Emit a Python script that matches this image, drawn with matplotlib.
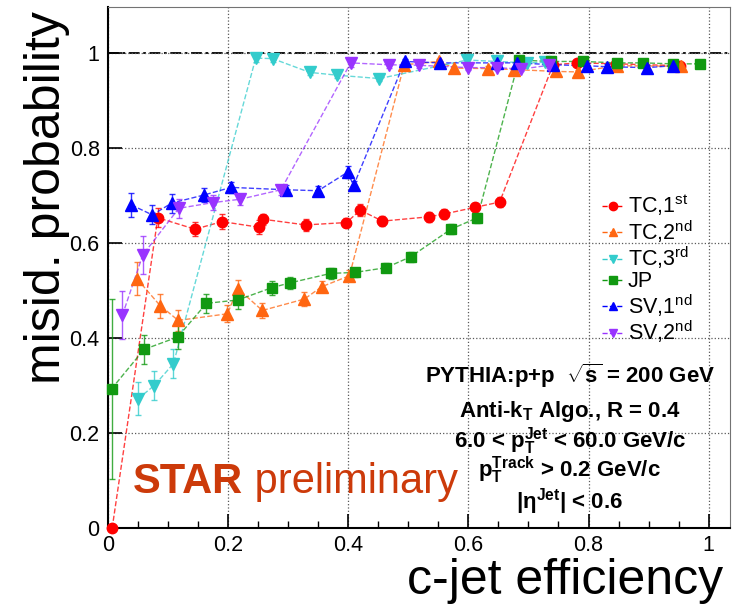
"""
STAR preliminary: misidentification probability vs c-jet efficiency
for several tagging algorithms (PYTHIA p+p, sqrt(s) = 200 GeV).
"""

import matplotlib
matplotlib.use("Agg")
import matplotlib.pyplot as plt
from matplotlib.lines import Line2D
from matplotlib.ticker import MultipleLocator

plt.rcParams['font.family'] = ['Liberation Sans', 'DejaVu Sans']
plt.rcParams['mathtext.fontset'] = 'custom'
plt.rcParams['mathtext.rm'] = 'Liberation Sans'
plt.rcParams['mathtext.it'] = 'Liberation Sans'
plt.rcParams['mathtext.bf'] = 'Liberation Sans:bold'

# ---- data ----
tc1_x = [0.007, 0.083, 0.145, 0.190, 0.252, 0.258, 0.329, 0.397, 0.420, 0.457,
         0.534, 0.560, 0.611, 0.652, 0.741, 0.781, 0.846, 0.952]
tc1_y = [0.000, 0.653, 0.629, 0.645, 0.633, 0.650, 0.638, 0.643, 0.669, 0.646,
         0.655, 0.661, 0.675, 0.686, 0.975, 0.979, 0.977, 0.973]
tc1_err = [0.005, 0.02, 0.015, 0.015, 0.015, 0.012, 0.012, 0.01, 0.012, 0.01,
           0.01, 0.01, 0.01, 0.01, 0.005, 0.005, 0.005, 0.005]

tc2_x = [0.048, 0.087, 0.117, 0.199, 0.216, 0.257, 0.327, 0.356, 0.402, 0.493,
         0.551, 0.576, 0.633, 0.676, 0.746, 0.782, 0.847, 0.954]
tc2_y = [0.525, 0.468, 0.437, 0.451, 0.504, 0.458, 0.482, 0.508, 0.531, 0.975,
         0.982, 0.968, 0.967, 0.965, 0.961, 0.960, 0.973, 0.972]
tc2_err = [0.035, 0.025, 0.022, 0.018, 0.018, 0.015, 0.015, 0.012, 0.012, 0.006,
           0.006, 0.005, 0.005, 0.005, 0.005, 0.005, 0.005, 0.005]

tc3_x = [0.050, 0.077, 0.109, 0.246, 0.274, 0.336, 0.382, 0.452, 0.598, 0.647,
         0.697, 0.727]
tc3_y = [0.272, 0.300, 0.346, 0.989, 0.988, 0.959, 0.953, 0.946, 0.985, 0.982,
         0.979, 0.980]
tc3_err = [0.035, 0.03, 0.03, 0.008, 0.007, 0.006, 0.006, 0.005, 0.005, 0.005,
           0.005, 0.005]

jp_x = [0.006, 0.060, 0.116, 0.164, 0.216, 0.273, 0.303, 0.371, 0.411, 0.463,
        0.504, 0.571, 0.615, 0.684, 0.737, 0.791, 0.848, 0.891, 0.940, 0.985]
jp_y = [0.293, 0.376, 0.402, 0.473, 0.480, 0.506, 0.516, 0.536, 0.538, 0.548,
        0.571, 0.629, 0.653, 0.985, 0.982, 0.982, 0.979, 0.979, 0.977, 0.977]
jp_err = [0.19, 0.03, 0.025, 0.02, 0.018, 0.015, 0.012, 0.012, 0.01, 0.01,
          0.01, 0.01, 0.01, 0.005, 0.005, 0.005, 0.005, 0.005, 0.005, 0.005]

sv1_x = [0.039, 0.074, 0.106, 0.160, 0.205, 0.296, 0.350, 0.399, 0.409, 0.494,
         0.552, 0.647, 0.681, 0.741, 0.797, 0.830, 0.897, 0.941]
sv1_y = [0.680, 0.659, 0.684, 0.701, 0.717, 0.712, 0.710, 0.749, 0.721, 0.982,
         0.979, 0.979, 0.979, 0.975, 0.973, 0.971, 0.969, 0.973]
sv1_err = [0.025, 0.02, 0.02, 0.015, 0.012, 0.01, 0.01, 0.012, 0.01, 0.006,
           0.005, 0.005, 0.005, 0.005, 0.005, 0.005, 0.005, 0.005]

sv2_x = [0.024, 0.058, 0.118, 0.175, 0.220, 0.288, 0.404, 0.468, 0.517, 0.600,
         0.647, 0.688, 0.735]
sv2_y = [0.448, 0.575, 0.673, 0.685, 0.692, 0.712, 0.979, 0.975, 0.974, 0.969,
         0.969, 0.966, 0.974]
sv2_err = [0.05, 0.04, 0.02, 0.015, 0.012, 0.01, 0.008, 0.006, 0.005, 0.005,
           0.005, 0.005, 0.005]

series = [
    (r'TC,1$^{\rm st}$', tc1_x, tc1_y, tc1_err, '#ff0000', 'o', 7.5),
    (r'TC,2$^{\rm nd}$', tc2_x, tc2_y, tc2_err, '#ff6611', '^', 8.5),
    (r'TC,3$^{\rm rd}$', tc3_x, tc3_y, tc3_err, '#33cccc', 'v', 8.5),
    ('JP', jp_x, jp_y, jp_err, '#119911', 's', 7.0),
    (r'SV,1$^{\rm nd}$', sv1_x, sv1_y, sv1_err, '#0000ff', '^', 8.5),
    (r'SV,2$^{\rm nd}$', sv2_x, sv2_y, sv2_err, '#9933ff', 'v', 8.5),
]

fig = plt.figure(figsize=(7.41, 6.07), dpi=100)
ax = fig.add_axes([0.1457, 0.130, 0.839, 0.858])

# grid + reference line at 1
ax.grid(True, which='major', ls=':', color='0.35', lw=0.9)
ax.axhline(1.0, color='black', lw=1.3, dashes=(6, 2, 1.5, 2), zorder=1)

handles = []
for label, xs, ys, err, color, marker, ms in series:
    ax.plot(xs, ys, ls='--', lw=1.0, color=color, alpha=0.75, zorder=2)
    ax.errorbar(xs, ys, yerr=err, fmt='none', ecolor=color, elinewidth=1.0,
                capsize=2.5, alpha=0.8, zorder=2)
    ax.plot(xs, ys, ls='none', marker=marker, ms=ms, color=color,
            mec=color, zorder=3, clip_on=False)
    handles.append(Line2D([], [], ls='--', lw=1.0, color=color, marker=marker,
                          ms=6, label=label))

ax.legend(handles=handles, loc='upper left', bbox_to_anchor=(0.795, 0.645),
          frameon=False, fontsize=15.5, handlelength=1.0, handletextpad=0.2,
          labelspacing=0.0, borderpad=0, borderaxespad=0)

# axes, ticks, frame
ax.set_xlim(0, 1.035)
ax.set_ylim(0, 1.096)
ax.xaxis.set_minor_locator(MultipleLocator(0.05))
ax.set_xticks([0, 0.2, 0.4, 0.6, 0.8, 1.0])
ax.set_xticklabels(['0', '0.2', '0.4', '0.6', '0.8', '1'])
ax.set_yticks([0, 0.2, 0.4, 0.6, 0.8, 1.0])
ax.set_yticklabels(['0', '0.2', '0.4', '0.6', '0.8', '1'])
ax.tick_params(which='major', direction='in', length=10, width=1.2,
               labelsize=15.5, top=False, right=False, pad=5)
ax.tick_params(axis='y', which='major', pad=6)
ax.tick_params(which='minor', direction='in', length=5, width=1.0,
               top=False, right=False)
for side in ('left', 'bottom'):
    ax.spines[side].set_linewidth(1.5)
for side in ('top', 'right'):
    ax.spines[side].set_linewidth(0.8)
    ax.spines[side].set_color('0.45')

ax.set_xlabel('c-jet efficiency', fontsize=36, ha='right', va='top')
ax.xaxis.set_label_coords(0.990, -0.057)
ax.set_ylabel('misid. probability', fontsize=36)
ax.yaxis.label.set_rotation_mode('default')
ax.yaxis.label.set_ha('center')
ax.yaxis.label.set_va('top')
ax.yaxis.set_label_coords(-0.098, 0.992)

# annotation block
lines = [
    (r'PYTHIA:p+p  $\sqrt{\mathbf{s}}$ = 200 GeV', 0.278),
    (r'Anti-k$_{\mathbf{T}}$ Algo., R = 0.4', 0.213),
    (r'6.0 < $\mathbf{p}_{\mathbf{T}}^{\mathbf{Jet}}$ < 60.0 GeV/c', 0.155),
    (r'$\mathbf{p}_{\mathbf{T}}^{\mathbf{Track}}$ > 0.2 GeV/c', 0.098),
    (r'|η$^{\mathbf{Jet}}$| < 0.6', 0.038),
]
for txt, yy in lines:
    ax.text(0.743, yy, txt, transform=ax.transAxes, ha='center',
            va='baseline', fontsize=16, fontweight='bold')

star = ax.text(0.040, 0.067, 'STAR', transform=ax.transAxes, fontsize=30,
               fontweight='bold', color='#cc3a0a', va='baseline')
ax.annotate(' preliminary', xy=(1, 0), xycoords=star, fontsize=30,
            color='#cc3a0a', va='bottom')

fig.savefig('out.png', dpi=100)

-.-.-

▶ [Direction] Please quote the lines of the material, beginning with the first and ending with the one that contains "plt.rcParams['mathtext.bf'] = 'Liberation", exactly as written and without any pictures.

▶ [The reply]
Emit a Python script that matches this image, drawn with matplotlib.
"""
STAR preliminary: misidentification probability vs c-jet efficiency
for several tagging algorithms (PYTHIA p+p, sqrt(s) = 200 GeV).
"""

import matplotlib
matplotlib.use("Agg")
import matplotlib.pyplot as plt
from matplotlib.lines import Line2D
from matplotlib.ticker import MultipleLocator

plt.rcParams['font.family'] = ['Liberation Sans', 'DejaVu Sans']
plt.rcParams['mathtext.fontset'] = 'custom'
plt.rcParams['mathtext.rm'] = 'Liberation Sans'
plt.rcParams['mathtext.it'] = 'Liberation Sans'
plt.rcParams['mathtext.bf'] = 'Liberation Sans:bold'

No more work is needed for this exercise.